Short problem | In the entries below, find the line containing "Write the TikZ code for this diagram." and the line containing "(0,0) rectangle (1214,1079);". Copy those two lines and everything between them exactly, without the pictures.

Extracted material |
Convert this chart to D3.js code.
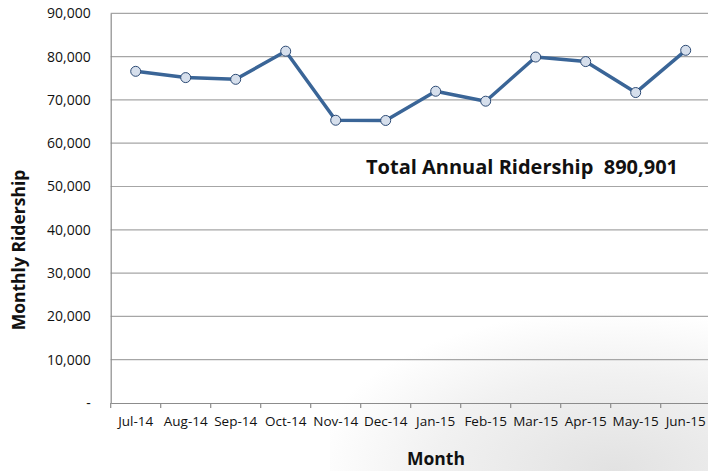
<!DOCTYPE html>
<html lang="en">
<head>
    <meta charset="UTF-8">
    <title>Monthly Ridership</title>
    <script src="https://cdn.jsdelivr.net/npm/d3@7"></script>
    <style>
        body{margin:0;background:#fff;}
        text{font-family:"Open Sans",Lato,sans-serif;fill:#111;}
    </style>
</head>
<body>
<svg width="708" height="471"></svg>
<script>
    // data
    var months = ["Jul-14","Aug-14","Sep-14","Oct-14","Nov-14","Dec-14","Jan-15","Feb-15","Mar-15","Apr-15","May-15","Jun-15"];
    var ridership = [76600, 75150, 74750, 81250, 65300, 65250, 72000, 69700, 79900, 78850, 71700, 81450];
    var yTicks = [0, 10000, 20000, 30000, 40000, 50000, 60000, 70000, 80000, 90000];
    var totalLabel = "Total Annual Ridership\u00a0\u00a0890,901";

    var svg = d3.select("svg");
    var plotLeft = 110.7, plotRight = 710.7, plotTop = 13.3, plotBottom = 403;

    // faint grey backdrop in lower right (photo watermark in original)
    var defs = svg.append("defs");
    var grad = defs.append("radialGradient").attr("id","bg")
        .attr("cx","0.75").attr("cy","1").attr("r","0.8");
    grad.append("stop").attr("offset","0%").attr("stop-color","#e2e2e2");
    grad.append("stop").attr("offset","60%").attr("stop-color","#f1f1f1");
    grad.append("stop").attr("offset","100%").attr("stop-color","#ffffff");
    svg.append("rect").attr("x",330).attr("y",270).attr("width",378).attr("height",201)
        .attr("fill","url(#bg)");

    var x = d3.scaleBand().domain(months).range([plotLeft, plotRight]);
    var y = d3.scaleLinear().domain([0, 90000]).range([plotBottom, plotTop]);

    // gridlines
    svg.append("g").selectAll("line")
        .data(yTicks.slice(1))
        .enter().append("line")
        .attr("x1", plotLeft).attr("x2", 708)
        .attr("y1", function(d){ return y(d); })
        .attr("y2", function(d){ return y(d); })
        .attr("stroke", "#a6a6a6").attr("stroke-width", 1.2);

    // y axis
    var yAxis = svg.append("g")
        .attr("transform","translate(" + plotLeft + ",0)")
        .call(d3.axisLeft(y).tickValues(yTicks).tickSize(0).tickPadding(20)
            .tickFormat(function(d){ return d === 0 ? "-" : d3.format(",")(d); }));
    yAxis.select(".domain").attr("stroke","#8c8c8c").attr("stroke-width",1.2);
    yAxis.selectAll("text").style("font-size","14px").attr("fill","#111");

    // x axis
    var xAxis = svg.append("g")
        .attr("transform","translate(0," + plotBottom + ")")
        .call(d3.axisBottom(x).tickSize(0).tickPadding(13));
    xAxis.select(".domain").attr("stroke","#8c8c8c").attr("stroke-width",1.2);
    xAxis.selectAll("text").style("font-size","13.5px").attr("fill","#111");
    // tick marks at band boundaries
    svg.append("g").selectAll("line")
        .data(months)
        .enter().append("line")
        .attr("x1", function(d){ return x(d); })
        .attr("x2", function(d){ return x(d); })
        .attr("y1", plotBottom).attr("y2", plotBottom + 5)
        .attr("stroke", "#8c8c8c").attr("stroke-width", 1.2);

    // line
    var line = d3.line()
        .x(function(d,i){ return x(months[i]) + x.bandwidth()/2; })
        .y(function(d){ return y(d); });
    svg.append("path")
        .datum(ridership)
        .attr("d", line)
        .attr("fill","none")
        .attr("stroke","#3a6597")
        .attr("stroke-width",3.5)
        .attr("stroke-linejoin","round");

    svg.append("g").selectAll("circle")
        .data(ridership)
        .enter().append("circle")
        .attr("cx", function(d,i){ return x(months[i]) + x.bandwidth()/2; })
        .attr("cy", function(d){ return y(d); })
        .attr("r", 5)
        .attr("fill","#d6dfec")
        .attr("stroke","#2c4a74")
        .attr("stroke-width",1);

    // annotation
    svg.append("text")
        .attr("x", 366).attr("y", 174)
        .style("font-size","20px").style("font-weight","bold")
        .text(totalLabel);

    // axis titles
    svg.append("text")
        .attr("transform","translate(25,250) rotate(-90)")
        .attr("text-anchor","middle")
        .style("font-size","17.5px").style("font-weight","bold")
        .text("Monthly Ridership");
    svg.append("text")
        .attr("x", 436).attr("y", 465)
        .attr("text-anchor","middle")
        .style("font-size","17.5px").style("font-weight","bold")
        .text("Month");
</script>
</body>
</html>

* * *

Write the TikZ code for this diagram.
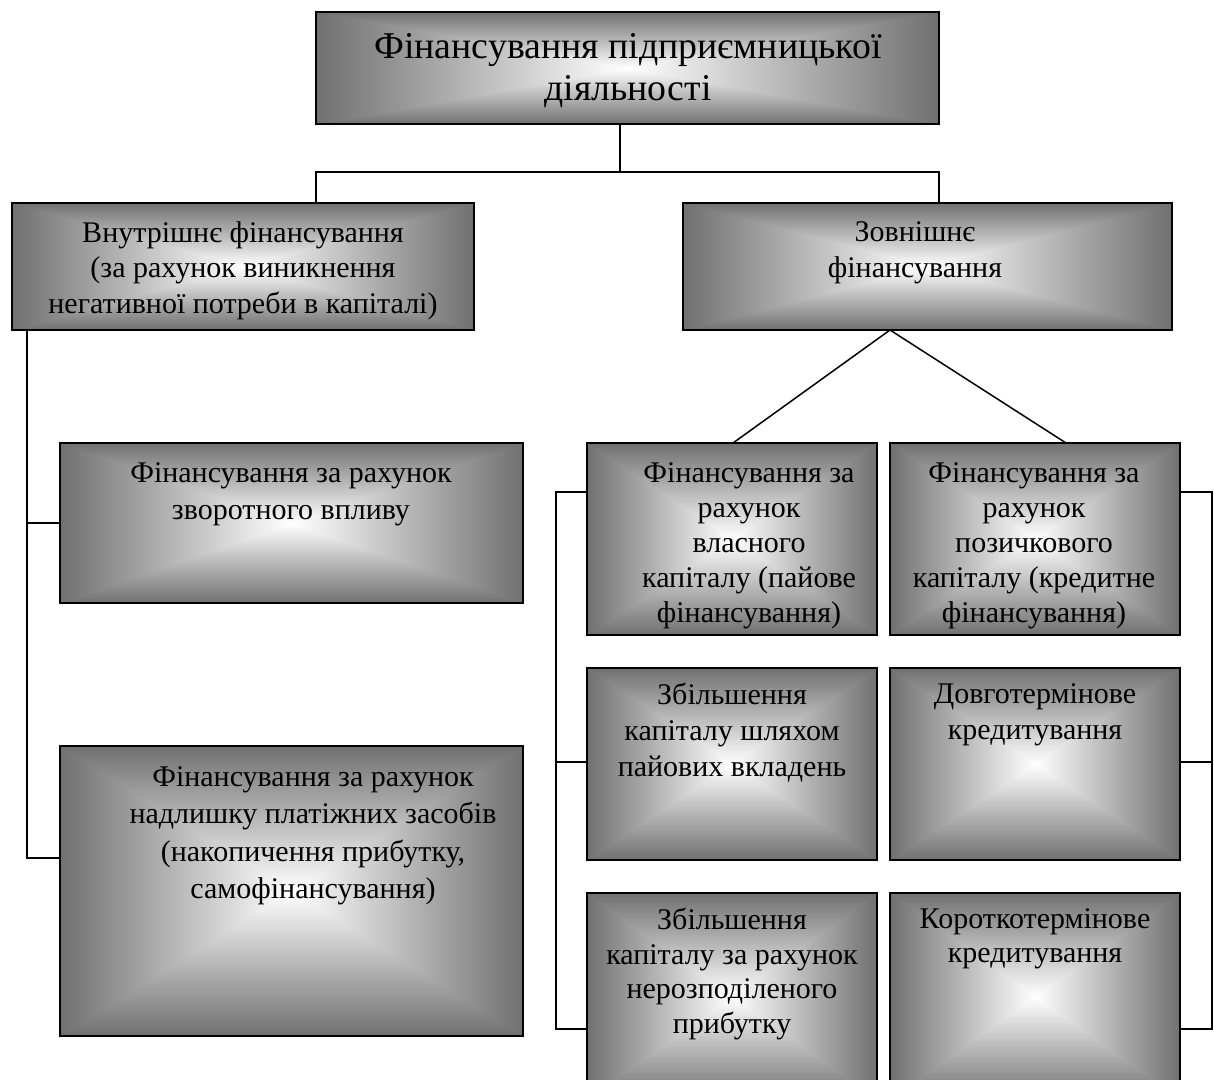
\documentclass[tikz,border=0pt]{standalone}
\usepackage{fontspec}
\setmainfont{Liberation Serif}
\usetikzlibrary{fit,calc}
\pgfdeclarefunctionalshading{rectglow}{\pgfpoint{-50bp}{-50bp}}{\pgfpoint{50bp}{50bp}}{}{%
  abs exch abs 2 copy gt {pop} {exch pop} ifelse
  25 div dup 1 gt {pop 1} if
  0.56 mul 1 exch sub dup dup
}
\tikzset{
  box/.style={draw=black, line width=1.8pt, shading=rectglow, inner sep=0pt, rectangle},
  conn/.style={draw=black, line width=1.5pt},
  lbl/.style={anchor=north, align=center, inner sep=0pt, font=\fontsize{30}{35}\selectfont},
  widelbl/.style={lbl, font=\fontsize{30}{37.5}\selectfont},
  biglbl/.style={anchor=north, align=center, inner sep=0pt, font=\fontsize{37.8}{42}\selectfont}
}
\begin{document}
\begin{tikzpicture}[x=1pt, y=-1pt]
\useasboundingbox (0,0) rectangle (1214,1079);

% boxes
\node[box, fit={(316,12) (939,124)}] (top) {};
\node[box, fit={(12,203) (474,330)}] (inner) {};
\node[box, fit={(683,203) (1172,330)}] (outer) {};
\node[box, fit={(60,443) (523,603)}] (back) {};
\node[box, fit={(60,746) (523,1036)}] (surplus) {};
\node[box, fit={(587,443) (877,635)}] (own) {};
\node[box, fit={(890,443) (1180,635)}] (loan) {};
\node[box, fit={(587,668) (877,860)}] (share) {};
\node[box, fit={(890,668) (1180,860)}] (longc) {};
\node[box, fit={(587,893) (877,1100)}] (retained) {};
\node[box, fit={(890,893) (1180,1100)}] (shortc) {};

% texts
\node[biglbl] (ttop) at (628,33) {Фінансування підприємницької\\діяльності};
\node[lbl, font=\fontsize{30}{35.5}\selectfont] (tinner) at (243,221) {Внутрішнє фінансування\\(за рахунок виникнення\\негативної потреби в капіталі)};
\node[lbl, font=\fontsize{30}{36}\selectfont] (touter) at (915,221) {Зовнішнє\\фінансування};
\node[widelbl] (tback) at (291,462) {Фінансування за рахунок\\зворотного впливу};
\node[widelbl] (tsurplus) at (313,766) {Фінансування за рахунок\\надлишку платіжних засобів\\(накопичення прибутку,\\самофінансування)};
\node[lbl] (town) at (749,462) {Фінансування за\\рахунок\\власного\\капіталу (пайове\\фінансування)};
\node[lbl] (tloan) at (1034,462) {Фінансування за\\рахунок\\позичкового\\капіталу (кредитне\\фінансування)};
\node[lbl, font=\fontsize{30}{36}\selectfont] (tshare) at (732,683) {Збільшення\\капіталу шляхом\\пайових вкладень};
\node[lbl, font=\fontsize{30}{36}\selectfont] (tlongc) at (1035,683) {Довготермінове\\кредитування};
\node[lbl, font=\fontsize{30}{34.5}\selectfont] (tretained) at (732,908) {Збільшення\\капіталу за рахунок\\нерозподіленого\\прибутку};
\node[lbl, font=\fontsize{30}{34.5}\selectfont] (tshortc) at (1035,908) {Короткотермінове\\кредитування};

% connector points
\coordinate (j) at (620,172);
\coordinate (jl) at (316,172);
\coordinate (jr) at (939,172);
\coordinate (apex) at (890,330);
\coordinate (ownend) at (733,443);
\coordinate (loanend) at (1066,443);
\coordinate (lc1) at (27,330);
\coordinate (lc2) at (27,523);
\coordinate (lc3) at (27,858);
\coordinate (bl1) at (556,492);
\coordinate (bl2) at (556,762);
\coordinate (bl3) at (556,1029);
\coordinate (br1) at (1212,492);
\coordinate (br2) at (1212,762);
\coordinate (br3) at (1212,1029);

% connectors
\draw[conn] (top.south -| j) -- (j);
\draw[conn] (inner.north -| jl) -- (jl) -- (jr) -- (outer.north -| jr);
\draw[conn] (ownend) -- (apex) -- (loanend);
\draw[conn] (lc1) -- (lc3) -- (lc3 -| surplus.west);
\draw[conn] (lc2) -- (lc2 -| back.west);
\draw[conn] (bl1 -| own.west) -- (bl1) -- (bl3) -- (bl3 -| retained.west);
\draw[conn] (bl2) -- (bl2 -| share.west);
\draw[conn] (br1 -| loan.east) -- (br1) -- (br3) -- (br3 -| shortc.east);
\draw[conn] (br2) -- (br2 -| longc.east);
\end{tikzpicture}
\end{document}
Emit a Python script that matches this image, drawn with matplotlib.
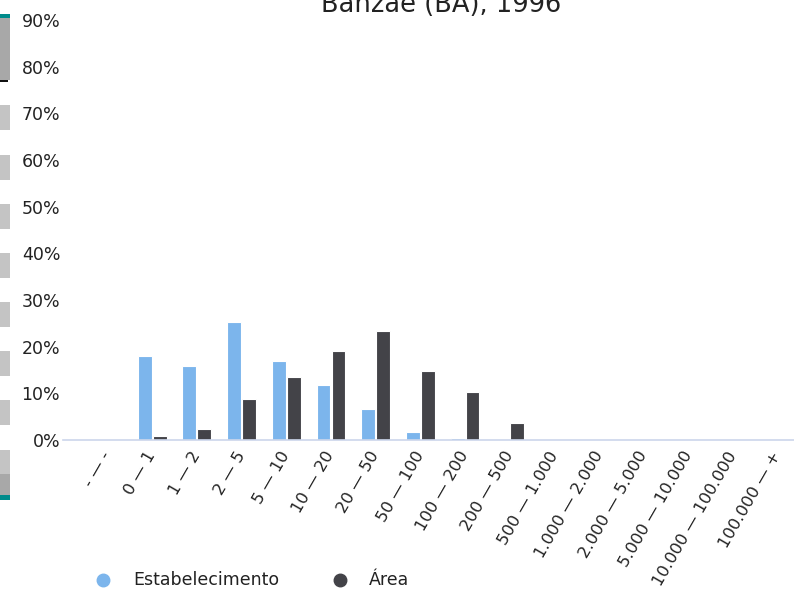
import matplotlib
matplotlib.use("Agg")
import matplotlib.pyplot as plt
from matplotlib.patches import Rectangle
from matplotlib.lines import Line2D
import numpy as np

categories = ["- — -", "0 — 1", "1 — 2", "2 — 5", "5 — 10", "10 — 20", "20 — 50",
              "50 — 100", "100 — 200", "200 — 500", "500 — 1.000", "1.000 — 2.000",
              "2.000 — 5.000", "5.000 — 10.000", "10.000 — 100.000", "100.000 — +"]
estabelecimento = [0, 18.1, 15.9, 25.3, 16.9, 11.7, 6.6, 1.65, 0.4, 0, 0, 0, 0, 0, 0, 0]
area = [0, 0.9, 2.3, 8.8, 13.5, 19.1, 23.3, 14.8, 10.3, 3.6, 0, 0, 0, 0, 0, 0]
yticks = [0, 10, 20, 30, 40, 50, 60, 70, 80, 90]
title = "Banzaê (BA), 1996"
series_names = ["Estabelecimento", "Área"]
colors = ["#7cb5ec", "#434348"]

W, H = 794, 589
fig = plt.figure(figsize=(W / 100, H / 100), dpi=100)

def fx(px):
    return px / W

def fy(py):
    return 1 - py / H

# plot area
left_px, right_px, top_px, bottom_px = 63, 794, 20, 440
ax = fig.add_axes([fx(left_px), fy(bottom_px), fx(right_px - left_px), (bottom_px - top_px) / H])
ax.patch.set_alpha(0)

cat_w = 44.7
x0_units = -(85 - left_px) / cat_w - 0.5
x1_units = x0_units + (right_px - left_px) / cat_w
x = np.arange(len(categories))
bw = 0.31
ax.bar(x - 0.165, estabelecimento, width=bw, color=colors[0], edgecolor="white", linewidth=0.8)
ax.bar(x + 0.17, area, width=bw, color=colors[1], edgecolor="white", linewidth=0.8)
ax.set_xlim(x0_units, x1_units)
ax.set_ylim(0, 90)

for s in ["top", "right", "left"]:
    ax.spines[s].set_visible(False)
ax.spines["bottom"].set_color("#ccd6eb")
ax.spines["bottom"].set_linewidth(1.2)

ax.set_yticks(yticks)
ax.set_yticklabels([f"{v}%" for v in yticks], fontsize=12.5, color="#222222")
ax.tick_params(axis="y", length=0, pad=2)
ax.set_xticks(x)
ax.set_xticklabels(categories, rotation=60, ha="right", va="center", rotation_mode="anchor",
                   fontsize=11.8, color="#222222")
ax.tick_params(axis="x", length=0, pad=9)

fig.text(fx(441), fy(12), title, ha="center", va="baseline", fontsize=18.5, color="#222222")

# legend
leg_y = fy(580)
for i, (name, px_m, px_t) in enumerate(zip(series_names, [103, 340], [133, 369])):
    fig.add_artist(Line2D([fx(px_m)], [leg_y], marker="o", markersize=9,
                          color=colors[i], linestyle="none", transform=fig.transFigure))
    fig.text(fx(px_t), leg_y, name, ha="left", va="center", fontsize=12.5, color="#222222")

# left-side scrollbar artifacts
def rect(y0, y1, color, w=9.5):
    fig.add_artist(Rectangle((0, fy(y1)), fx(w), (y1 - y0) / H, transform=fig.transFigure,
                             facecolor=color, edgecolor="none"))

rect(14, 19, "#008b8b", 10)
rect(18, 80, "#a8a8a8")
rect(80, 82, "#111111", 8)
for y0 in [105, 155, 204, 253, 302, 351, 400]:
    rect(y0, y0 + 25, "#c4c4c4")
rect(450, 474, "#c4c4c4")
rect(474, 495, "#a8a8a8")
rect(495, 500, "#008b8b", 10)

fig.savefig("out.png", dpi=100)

--

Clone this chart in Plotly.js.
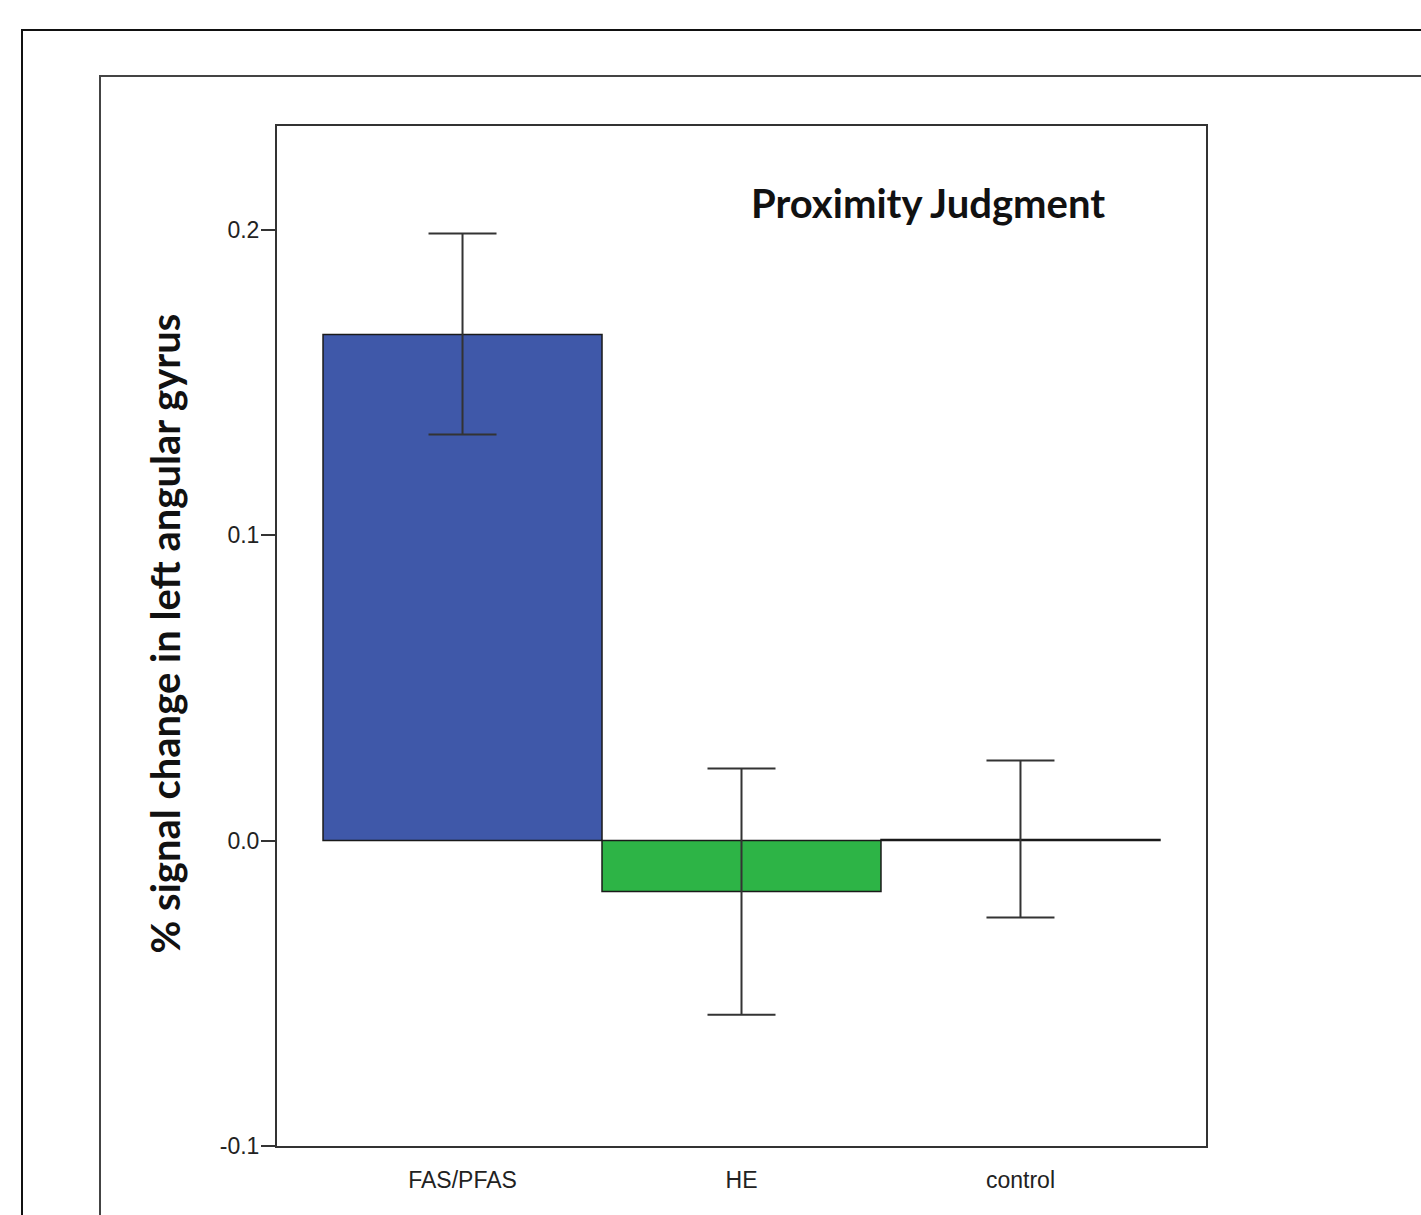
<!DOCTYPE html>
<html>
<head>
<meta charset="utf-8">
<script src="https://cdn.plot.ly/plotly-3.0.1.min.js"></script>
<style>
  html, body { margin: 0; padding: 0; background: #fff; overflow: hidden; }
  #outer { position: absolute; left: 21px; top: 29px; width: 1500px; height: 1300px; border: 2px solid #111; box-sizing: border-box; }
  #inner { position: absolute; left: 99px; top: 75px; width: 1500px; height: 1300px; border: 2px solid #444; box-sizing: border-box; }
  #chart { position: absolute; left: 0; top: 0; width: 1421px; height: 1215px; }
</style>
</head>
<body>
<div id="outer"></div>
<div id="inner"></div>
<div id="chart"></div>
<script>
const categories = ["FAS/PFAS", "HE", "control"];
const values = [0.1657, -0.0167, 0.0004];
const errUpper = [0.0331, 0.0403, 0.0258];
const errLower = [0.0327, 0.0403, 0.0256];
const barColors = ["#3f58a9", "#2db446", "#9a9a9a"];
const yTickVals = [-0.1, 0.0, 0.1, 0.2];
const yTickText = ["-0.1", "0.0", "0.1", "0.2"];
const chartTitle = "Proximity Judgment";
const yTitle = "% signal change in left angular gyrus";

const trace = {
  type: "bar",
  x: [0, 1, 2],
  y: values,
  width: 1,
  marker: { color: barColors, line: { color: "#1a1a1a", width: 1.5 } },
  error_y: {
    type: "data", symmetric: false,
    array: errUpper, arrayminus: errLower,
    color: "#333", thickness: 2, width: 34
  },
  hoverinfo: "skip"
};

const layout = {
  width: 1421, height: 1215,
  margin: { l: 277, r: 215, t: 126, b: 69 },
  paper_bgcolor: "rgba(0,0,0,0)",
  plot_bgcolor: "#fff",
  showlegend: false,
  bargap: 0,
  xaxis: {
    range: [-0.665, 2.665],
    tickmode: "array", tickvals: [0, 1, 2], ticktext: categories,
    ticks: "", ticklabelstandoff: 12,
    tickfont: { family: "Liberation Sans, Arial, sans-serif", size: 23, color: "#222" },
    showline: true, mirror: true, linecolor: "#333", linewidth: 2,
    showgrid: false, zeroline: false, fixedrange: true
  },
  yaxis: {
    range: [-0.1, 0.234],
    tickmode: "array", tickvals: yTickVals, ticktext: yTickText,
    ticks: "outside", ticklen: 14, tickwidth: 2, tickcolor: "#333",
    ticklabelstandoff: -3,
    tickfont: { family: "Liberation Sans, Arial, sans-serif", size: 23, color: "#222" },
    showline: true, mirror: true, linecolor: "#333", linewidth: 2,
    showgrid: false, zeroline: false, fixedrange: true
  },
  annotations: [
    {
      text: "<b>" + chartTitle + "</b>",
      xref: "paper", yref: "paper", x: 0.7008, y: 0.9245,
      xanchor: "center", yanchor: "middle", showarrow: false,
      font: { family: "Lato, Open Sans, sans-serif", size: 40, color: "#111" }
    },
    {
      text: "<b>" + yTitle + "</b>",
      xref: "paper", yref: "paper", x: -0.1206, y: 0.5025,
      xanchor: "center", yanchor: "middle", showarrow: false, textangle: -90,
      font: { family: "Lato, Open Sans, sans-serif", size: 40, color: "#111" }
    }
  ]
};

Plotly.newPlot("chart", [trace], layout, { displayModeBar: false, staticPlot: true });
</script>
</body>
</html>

Answer |
Write the TikZ code for this diagram.
\documentclass[tikz,border=0pt]{standalone}
\usepackage{fontspec}
\setmainfont{Liberation Serif}
\usetikzlibrary{fit,calc}
\pgfdeclarefunctionalshading{rectglow}{\pgfpoint{-50bp}{-50bp}}{\pgfpoint{50bp}{50bp}}{}{%
  abs exch abs 2 copy gt {pop} {exch pop} ifelse
  25 div dup 1 gt {pop 1} if
  0.56 mul 1 exch sub dup dup
}
\tikzset{
  box/.style={draw=black, line width=1.8pt, shading=rectglow, inner sep=0pt, rectangle},
  conn/.style={draw=black, line width=1.5pt},
  lbl/.style={anchor=north, align=center, inner sep=0pt, font=\fontsize{30}{35}\selectfont},
  widelbl/.style={lbl, font=\fontsize{30}{37.5}\selectfont},
  biglbl/.style={anchor=north, align=center, inner sep=0pt, font=\fontsize{37.8}{42}\selectfont}
}
\begin{document}
\begin{tikzpicture}[x=1pt, y=-1pt]
\useasboundingbox (0,0) rectangle (1214,1079);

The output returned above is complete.